Expositor's Bible Commentary Commentary Acts 11:19

Expositor's Bible Commentary Commentary

Acts 11:19

Expositor's Bible Commentary
Expositor's Bible Commentary

Expositor's Bible Commentary Commentary

Acts 11:19

SCRIPTURE

"They therefore that were scattered abroad upon the tribulation that arose about Stephen travelled as far as Phoenicia, and Cyprus, and Antioch, speaking the word to none save only to Jews." — Acts 11:19 (ASV)

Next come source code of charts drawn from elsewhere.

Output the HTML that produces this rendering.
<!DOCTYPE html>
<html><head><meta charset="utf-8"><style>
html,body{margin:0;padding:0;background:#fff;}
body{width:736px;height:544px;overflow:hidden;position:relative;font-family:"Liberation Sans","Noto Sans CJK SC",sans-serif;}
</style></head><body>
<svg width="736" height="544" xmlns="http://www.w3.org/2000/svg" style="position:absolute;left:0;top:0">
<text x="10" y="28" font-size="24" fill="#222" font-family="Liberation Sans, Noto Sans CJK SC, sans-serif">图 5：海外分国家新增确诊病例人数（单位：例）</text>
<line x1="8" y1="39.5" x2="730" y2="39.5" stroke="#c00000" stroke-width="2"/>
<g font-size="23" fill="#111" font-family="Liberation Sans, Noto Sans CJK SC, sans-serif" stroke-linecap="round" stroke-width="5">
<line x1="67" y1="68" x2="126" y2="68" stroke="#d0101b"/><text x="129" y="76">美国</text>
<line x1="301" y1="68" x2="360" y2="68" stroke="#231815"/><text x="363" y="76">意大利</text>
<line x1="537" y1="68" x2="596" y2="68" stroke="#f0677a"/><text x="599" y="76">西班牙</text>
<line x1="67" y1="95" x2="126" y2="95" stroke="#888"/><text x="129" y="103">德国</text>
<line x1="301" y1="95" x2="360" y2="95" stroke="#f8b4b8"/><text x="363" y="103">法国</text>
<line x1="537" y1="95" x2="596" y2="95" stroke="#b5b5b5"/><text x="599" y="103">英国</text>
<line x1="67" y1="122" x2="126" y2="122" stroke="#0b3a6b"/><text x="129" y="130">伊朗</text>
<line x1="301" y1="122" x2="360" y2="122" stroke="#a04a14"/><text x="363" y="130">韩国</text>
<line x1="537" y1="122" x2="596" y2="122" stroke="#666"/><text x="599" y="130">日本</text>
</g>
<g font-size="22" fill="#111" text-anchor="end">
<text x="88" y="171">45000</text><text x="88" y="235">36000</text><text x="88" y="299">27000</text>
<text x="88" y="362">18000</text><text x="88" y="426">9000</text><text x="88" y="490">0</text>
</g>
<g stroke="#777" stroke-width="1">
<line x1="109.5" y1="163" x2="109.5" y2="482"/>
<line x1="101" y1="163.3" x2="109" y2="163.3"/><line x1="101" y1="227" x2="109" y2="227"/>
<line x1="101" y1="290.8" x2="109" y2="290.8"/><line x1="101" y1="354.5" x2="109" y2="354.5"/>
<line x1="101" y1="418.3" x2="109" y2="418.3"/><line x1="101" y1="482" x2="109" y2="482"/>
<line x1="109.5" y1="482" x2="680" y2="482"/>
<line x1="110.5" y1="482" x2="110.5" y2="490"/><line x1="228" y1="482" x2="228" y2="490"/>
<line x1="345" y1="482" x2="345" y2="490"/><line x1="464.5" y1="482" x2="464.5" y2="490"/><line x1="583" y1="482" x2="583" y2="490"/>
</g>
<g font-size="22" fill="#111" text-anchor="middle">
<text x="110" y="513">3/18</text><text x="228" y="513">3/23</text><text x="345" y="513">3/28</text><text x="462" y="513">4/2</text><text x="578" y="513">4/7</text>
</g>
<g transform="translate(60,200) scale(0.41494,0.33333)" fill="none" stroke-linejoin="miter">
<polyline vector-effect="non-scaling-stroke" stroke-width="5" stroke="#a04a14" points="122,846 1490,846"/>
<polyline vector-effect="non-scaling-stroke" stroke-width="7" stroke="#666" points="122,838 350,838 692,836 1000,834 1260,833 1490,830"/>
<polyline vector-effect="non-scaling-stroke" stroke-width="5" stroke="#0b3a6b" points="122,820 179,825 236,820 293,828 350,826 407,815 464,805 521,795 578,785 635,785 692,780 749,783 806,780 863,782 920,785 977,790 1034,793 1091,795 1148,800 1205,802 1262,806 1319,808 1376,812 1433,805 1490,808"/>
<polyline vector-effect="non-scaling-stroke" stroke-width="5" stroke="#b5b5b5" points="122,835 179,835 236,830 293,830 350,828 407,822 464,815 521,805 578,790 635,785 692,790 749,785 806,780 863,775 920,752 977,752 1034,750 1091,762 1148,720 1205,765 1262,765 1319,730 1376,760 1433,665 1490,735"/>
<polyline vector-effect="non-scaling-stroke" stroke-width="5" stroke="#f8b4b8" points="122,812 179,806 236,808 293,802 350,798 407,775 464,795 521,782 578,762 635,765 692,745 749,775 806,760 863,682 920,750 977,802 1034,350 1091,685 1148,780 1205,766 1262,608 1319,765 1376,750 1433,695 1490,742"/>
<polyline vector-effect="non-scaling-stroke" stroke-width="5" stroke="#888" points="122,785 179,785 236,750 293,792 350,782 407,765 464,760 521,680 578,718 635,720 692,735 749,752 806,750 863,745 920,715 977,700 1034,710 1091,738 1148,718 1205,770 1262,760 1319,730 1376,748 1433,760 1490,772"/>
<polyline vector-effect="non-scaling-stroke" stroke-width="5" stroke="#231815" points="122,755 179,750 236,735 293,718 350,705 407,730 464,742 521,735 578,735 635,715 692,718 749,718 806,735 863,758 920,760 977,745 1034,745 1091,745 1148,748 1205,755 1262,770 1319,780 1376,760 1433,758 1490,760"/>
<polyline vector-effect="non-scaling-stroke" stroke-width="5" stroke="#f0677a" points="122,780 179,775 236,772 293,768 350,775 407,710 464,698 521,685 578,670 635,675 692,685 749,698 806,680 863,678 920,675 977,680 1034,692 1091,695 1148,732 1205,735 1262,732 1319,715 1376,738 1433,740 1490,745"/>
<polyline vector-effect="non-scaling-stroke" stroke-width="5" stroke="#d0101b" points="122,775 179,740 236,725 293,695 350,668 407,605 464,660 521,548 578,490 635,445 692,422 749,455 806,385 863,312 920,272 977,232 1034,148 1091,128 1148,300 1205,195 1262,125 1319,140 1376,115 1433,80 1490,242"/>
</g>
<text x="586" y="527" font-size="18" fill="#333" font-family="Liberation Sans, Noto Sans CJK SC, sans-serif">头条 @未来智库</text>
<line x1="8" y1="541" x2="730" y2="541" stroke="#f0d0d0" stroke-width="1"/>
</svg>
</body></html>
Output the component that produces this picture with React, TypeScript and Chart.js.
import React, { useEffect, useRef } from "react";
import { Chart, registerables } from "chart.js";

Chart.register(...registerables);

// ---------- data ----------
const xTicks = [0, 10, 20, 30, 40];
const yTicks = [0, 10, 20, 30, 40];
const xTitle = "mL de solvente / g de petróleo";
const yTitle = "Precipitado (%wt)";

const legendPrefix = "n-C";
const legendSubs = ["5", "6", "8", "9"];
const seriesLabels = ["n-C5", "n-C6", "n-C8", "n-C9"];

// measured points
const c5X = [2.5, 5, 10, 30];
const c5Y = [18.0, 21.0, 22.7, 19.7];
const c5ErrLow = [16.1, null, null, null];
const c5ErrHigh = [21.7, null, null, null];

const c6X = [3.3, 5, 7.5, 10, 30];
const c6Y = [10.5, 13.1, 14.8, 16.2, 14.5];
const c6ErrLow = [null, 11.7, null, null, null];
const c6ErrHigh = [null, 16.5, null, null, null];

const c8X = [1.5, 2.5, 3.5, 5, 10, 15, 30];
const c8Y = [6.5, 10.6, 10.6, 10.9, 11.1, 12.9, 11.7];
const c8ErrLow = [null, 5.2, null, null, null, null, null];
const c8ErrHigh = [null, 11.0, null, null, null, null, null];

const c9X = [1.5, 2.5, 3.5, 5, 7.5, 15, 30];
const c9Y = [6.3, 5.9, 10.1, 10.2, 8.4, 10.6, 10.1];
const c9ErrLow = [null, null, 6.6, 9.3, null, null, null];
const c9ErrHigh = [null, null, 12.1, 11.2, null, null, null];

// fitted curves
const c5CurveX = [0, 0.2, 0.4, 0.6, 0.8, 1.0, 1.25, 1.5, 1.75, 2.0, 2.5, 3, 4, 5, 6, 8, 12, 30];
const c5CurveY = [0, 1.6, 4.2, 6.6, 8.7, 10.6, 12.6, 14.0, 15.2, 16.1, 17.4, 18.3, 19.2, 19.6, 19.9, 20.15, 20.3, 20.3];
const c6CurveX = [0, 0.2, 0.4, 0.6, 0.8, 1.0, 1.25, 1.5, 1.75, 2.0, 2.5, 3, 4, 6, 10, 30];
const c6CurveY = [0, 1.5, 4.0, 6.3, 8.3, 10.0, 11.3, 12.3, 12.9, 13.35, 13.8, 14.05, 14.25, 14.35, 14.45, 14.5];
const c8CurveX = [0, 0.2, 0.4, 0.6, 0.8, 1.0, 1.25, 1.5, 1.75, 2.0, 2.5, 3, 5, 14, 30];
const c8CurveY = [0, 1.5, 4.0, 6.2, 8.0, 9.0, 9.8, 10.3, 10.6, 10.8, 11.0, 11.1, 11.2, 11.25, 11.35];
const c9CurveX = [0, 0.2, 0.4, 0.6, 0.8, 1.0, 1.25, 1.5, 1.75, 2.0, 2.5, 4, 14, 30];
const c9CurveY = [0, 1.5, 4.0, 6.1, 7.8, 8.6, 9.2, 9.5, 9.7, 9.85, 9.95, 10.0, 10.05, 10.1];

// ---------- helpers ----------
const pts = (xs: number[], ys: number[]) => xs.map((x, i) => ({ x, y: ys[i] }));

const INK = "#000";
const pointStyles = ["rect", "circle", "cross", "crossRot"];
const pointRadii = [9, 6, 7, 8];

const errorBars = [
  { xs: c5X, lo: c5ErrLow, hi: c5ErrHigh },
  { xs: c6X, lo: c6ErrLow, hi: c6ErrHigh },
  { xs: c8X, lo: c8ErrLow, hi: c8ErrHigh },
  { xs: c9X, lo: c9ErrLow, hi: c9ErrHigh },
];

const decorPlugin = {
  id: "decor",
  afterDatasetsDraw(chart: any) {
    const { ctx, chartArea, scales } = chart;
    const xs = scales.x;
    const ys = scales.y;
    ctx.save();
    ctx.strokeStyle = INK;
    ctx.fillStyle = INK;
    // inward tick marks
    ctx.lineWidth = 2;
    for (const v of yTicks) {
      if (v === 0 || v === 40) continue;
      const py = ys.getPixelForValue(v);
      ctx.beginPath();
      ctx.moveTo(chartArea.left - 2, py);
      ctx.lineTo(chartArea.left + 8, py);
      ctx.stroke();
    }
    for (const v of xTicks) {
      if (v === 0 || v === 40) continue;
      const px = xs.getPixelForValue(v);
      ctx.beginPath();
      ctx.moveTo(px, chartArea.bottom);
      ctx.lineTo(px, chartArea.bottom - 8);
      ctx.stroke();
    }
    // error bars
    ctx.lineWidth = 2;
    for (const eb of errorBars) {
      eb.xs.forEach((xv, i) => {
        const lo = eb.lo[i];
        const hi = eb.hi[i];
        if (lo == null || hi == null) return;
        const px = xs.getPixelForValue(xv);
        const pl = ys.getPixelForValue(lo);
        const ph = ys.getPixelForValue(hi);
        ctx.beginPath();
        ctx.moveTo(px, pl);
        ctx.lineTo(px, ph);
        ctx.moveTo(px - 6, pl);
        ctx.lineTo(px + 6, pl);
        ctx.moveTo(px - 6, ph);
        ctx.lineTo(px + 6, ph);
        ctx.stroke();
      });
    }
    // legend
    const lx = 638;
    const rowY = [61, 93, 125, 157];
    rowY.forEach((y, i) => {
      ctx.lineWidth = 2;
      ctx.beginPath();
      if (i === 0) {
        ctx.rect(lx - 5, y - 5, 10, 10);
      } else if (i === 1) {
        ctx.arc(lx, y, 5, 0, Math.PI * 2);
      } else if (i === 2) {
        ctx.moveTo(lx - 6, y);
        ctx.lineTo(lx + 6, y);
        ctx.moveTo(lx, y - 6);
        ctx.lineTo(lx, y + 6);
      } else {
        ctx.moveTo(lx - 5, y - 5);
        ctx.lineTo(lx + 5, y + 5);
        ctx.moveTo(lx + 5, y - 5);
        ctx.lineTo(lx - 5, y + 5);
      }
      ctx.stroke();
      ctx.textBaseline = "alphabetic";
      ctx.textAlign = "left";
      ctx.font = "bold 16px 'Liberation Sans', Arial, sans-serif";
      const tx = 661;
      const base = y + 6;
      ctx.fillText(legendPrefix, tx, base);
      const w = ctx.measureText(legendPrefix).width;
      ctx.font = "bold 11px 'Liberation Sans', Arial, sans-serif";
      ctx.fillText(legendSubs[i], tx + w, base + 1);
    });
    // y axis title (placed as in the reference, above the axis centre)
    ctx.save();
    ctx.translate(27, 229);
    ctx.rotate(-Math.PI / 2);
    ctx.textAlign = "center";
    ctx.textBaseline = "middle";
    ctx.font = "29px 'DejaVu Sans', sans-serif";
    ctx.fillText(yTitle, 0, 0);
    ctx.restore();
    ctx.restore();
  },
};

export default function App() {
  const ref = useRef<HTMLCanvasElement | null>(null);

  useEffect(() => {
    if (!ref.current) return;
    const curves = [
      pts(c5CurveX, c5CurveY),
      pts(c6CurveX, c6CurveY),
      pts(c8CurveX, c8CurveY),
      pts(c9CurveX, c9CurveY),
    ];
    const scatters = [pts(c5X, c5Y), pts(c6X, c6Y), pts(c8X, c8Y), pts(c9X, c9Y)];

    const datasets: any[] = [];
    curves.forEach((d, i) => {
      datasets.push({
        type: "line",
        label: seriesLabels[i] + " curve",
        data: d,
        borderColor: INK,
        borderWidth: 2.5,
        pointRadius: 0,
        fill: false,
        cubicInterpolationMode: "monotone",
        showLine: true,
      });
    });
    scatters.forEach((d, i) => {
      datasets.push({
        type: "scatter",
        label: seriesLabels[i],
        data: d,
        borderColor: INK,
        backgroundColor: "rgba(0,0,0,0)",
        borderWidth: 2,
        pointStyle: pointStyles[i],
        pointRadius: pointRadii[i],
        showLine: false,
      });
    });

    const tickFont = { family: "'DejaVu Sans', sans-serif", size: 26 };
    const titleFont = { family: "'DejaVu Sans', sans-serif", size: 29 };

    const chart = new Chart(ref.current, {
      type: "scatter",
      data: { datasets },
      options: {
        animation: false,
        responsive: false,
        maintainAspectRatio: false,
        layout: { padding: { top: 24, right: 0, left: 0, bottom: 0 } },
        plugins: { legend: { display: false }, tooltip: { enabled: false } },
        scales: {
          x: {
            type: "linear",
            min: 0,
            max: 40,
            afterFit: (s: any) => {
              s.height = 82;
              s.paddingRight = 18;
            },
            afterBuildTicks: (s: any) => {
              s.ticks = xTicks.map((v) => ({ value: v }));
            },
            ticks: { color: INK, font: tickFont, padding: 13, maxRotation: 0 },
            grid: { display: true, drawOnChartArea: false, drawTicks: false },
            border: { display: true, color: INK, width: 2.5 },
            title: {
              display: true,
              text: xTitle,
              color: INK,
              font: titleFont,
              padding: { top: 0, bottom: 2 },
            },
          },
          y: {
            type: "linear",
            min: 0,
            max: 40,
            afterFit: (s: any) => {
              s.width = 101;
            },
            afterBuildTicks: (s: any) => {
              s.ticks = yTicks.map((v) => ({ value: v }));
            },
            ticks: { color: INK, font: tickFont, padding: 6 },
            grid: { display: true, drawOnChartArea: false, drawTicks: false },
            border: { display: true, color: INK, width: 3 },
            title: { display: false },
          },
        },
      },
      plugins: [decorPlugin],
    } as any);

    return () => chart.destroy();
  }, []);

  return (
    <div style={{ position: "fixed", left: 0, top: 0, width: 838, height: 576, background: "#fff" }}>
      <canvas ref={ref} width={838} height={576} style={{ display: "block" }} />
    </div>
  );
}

Luke opens his account of the Gospel’s proclamation at Antioch of Syria with the same words with which he began the story of the mission to Samaria in 8:4 —a fact that suggests he wants to reach behind his accounts of Peter’s ministries at Lydda, Joppa, and Caesarea and start a new strand of history that began with the death of Stephen. From such an opening we should probably understand that the Hellenistic Christians’ outreach to Phoenicia, Cyprus, and Antioch was (1) logically parallel to that in Samaria, rather than a continuation of Peter’s outreach at Lydda, Joppa, and Caesarea, and (2) chronologically parallel, at least in its early stages, to the accounts in 8:4–11:18. Phoenicia, Cyprus, and Antioch had large Jewish populations; and Syria, like Babylonia, was often considered an integral part of the Jewish homeland because of the many scrupulous Jews living there. Thus since this mission to the north was carried on within areas roughly considered to be Jewish terrain, was mounted by Hellenistic Jewish believers in Jesus, and was directed, at least at first, “only to Jews,” Luke presents it here as still being part of the Christian witness to the Jewish world, even though the account speaks of a time when the categories “Jew” and “Gentile” were beginning to break down.